Friday, March 12, 2021

Ceviche at Noon

  

This is a photo of my new girlfriend.  I call it "Ceviche at Noon."  That's what I said, anyway, when I texted Art to see if he wanted to go to lunch yesterday.  We are both vaccinated and ready to eat and drink outside. I told him it would make a good title, and so it does.  

I've tired of saying "my travel/art friend," so I now proclaim his new moniker.  Art.  

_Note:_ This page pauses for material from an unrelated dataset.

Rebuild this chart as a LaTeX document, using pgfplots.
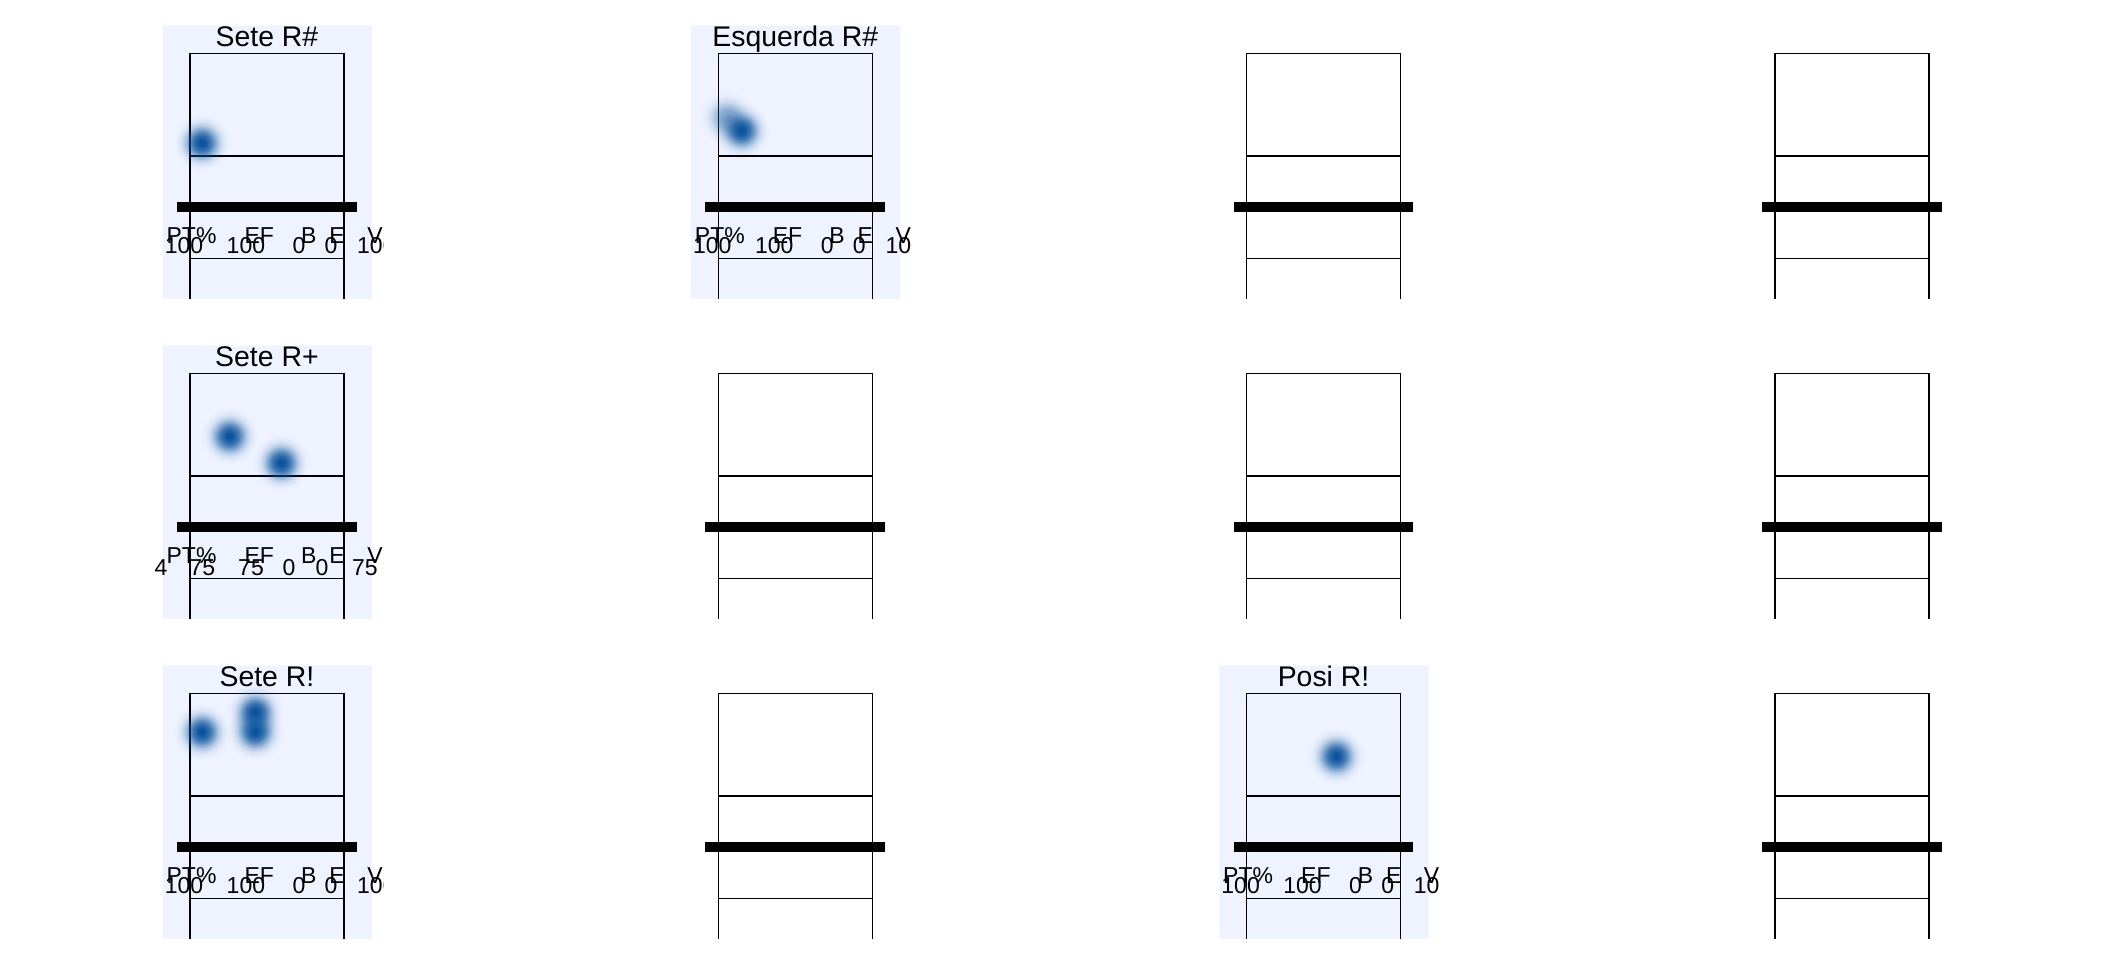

It has been a perfect spring break week here in my own hometown, and now that some of my homeowner problems have been addressed, I felt free to enjoy myself.  I shouldn't.  I know what happens when I do.  Something terrible always goes wrong.  It is my fretting and worry that holds the world together.  My world, I should say, for the rest of you seem to enjoy life trouble-free, or so it would seem.  It must be nice, for instance, to have the Life of Q, with its hundred vacation days in Aspen or other haunts of the rich and famous each year.  New cameras and expensive wines and boogie watches and the natural beauty of California's Wine Country--the boy never tires of reminding me that he has it made.  He rides me like a cheap mule.  

After my lunch of ceviche and gazpacho and sangria yesterday outside with good company in glorious weather, I was ready to step out and party.  Instead, however, I fell asleep sitting up in a chair until it was time to go to my mother's.  Well. . . I'm not in shape, I guess, after a year of living safely.  I'll have to work my way back slowly.  

I don't have much time for writing this morning.  The Wrecking Crew comes today, and I "overslept" greatly.  I took a single Advil PM last night, and it really knocked me out.  My reaction to drugs is all over the place.  Sometimes two of them won't put me to sleep, and other times, one will act like heroin.  Last night was a bad dreams and heroin night.  

Thusly, no jungle or any other narrative today.  Just a couple of observations that may jump the tracks.  

To wit: WTF is with this Prince and Princess Markle thing?  Why are the Markle's crying in public?  And why do people care?  I mean, it is not like the Queen of England is a real Queen, right?  It is all make believe stuff.  She has no true power?  Am I right, or do I just not know that she gets the nuke codes every morning?  Do people believe that England has a true monarchy?  One of us is delusional.  As I understand it, Prince Markle has lost his job anyway, so now he is trying to market his image, but it is not really the former prince anyone is talking about.  The story seems lame to me, but what do I know about being a Royal?  It must be on of the hardest thing in the world. 

But damn, I DO love watching "The Queen."  

There was one other thing, too.  What was it?  Oh, yea, I remember.  The Grammys.  Really?  Is your heart just thumping in anticipation of "The Song of the Year" award?  Let me give you a clue.  It won't be a jazz number.  

"And the winner is. . . Double Loofah Optimo!!!"

Whatever.  This is what happens when Trump isn't King and I quit watching the news.  

O.K.  I have to jump on getting those sheets washed and the house picked up now.  While the maids break things, I will go to lunch with my cousin and my mother.  It will not be gazpacho and ceviche today.  Probably more like Arby's.  I shouldn't admit it, but I DO have a secret yearning for one of their roast beef sandwiches with horse radish sauce.  But a single bite could cure me of that today.  If I brave the island of fast food, however, you will be the first to know.